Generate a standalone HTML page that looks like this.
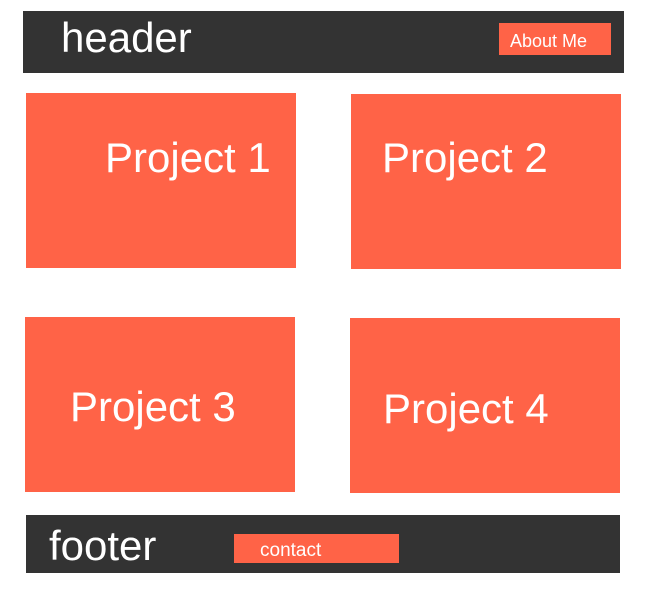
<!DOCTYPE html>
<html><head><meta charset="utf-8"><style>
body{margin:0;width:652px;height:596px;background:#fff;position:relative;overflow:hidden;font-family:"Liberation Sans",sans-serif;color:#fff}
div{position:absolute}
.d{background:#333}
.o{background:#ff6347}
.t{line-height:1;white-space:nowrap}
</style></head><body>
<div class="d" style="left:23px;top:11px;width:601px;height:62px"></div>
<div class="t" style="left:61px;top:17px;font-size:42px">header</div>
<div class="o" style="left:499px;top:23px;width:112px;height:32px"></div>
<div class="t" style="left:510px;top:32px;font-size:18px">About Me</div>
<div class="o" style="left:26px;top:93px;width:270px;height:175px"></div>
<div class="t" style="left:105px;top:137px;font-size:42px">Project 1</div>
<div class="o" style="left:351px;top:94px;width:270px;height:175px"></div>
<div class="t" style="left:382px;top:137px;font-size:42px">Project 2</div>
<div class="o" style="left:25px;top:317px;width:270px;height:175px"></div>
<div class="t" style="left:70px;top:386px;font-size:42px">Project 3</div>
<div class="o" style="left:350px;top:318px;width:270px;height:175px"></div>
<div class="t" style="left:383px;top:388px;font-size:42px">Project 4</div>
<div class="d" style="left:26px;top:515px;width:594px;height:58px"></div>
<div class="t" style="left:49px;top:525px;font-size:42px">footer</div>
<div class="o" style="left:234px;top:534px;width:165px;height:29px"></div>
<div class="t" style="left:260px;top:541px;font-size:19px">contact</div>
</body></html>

○ ○ ○ ○ ○ ○ ○

Reproduce the whole listing above word for word, but not its pictures.

Generate a standalone HTML page that looks like this.
<!DOCTYPE html>
<html><head><meta charset="utf-8"><style>
body{margin:0;width:652px;height:596px;background:#fff;position:relative;overflow:hidden;font-family:"Liberation Sans",sans-serif;color:#fff}
div{position:absolute}
.d{background:#333}
.o{background:#ff6347}
.t{line-height:1;white-space:nowrap}
</style></head><body>
<div class="d" style="left:23px;top:11px;width:601px;height:62px"></div>
<div class="t" style="left:61px;top:17px;font-size:42px">header</div>
<div class="o" style="left:499px;top:23px;width:112px;height:32px"></div>
<div class="t" style="left:510px;top:32px;font-size:18px">About Me</div>
<div class="o" style="left:26px;top:93px;width:270px;height:175px"></div>
<div class="t" style="left:105px;top:137px;font-size:42px">Project 1</div>
<div class="o" style="left:351px;top:94px;width:270px;height:175px"></div>
<div class="t" style="left:382px;top:137px;font-size:42px">Project 2</div>
<div class="o" style="left:25px;top:317px;width:270px;height:175px"></div>
<div class="t" style="left:70px;top:386px;font-size:42px">Project 3</div>
<div class="o" style="left:350px;top:318px;width:270px;height:175px"></div>
<div class="t" style="left:383px;top:388px;font-size:42px">Project 4</div>
<div class="d" style="left:26px;top:515px;width:594px;height:58px"></div>
<div class="t" style="left:49px;top:525px;font-size:42px">footer</div>
<div class="o" style="left:234px;top:534px;width:165px;height:29px"></div>
<div class="t" style="left:260px;top:541px;font-size:19px">contact</div>
</body></html>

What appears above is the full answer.